Records for processing
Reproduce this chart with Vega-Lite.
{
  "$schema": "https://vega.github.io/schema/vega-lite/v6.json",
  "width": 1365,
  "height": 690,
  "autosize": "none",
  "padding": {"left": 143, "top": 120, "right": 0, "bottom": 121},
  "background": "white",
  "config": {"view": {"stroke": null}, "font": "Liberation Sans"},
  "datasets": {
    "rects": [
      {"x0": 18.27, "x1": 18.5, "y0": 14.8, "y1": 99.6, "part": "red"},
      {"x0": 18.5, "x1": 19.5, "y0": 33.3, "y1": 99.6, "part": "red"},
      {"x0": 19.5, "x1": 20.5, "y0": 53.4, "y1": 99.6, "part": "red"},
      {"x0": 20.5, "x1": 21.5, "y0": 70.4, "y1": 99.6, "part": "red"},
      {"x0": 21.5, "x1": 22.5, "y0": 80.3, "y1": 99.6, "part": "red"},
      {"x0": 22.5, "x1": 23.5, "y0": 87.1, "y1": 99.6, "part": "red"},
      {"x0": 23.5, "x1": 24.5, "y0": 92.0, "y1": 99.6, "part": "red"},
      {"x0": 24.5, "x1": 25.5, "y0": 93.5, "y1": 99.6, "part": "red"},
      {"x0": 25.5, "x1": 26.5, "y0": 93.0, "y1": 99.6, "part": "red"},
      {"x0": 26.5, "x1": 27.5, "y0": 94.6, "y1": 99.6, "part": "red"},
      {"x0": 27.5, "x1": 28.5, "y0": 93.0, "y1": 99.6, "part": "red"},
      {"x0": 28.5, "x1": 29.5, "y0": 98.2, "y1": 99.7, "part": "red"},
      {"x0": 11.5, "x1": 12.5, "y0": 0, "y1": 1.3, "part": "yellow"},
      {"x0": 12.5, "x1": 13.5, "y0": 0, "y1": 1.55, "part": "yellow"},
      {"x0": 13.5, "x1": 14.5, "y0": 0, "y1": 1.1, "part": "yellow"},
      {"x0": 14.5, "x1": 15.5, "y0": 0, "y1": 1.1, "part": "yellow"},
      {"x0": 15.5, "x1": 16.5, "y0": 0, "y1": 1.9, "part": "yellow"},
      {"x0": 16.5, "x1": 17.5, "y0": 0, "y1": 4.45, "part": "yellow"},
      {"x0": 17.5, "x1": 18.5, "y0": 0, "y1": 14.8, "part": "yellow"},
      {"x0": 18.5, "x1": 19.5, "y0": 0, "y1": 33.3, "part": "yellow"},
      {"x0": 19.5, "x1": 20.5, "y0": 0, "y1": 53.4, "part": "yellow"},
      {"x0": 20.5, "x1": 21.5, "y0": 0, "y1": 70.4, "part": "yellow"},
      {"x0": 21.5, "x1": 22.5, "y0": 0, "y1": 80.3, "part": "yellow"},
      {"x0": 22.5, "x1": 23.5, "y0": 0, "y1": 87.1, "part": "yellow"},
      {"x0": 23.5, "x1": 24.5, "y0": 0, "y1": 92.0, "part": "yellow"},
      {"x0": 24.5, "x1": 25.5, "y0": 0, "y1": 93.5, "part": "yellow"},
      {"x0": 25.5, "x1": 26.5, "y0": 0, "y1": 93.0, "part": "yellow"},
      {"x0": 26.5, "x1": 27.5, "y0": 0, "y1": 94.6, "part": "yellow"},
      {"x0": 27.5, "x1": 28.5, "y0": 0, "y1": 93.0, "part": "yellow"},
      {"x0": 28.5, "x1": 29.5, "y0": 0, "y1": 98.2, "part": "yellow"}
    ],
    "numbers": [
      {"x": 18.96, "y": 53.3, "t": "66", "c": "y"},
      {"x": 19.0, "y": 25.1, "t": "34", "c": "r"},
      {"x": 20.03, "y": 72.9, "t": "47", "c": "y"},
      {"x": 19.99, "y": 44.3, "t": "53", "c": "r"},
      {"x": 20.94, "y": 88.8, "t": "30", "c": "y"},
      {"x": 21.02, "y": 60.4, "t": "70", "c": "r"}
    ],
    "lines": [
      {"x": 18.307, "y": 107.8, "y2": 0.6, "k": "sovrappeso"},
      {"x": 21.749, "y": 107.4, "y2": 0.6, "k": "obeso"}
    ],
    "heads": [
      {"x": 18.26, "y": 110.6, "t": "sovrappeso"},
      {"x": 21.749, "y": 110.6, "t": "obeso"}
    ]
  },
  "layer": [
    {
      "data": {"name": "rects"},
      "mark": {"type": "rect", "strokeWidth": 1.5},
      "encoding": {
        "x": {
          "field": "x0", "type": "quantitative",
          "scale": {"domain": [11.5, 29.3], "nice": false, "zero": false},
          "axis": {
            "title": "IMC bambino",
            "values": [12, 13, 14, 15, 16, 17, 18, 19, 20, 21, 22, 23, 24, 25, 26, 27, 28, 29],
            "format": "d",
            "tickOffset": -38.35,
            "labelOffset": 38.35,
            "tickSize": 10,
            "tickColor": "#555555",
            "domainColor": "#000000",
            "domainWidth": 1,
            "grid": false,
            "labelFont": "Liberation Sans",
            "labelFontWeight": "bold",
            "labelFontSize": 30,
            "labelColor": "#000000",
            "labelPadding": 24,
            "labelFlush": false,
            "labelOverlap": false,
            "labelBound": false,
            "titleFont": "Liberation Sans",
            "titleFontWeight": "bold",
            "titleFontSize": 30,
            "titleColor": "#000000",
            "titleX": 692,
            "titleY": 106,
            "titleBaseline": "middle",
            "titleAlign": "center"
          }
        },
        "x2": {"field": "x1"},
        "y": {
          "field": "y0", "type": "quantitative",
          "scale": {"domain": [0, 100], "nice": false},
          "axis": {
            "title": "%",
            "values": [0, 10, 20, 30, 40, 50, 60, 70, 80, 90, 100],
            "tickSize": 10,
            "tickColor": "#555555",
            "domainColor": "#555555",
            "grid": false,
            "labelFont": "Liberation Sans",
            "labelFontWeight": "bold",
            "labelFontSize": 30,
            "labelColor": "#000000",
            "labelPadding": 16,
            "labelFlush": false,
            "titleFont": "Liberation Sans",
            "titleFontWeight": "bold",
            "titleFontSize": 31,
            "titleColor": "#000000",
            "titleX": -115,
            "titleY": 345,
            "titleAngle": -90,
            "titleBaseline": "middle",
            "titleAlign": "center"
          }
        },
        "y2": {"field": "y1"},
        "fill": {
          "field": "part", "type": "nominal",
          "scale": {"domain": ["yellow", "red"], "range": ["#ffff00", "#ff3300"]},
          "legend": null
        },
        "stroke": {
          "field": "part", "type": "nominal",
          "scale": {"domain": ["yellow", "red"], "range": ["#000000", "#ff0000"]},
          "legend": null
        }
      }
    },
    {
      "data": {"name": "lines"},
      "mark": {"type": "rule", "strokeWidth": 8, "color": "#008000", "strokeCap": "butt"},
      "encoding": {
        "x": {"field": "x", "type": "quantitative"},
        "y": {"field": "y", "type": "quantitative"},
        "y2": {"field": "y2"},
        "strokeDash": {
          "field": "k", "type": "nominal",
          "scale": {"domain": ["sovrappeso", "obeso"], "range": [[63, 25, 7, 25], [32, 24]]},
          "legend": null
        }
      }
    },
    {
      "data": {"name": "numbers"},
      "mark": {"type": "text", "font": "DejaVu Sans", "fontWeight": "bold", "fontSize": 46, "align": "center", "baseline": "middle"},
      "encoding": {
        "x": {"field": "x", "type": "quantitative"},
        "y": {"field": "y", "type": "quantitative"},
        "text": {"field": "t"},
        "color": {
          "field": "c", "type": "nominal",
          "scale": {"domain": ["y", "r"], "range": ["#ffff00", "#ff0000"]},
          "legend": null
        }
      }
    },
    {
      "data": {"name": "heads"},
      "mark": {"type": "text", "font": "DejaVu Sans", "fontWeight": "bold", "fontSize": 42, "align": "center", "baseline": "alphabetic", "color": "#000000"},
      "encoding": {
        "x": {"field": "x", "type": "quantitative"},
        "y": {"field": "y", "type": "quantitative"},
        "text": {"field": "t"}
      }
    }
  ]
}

==

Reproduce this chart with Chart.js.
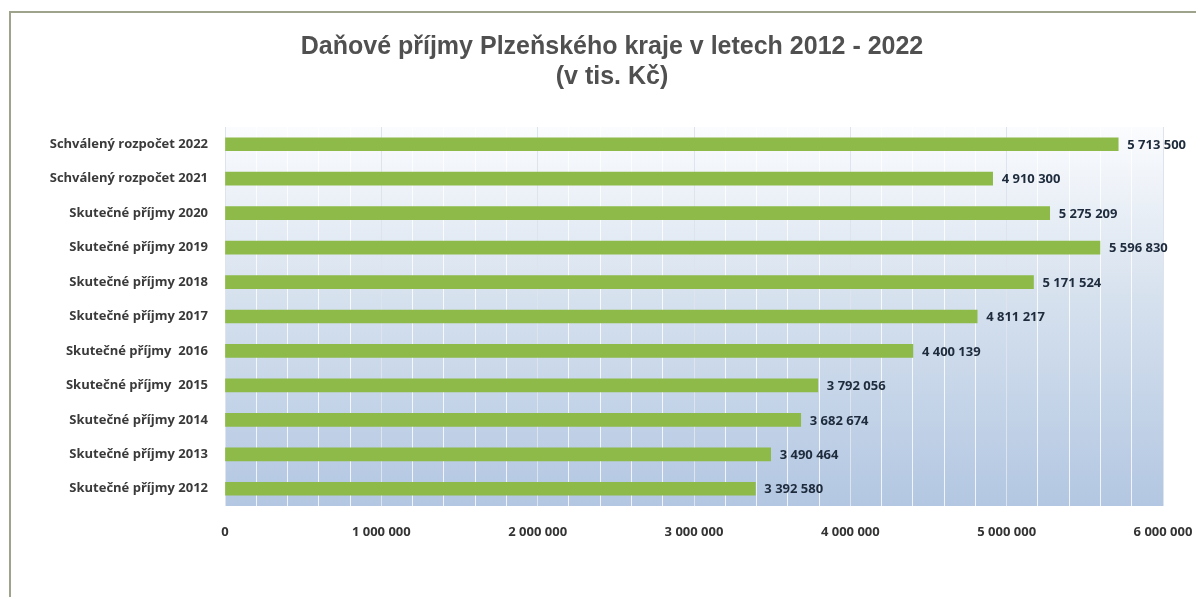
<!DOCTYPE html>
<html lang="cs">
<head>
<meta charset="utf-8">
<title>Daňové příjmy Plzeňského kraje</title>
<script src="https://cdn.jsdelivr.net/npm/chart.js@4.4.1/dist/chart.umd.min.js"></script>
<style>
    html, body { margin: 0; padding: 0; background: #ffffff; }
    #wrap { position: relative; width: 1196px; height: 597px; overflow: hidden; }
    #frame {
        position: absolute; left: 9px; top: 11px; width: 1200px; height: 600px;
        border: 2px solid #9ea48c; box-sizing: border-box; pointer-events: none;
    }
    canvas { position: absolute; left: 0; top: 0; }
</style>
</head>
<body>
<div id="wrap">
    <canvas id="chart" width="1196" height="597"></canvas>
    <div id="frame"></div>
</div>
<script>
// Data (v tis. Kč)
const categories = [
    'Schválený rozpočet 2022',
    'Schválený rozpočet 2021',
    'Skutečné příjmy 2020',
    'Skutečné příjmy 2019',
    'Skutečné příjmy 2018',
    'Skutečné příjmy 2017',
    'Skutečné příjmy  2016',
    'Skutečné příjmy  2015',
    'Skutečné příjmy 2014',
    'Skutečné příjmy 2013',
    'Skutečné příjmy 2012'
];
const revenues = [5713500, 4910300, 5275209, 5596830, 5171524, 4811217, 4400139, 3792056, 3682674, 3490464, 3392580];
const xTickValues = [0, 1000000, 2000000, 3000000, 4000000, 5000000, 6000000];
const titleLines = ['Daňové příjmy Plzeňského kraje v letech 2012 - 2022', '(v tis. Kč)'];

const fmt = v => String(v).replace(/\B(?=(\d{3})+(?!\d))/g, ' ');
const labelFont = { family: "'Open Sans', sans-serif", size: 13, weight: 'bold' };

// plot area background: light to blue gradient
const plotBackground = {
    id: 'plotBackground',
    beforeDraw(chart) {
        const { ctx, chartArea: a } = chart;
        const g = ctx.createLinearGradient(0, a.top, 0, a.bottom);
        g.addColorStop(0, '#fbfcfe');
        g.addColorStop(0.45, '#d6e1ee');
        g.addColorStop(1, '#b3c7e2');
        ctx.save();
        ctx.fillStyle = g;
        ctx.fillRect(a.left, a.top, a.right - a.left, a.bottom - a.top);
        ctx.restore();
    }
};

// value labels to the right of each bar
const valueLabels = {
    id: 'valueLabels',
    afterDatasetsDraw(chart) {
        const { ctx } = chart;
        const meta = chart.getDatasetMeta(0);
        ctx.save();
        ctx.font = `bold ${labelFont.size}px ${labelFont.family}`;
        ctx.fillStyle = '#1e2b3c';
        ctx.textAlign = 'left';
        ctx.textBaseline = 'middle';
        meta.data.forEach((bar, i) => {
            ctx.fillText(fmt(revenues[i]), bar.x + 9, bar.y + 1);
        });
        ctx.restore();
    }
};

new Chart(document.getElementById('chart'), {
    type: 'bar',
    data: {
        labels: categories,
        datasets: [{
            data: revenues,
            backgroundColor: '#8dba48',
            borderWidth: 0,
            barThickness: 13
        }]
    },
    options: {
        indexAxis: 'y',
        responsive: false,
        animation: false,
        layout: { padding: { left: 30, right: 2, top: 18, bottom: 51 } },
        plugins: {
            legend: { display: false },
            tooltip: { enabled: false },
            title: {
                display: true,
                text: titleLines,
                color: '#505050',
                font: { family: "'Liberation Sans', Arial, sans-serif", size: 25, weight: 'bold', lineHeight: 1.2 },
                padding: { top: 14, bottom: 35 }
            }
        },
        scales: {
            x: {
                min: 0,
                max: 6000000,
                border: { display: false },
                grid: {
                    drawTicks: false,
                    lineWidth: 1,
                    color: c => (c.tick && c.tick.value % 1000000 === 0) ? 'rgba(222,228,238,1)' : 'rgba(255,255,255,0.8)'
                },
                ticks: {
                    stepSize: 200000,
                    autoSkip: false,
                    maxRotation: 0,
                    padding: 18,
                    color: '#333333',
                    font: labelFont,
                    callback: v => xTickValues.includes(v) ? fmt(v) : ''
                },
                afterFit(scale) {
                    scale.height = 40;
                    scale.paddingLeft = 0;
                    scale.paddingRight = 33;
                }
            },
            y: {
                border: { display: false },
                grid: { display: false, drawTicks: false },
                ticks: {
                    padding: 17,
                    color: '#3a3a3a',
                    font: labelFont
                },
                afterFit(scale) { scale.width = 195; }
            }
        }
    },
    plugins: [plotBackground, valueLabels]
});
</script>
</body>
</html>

Instructions for the task
Find all lines where the word "chart" appears. Copy them.

Exercise response
Reproduce this chart with Vega-Lite.
Reproduce this chart with Chart.js.
<script src="https://cdn.jsdelivr.net/npm/chart.js@4.4.1/dist/chart.umd.min.js"></script>
    <canvas id="chart" width="1196" height="597"></canvas>
    beforeDraw(chart) {
        const { ctx, chartArea: a } = chart;
    afterDatasetsDraw(chart) {
        const { ctx } = chart;
        const meta = chart.getDatasetMeta(0);
new Chart(document.getElementById('chart'), {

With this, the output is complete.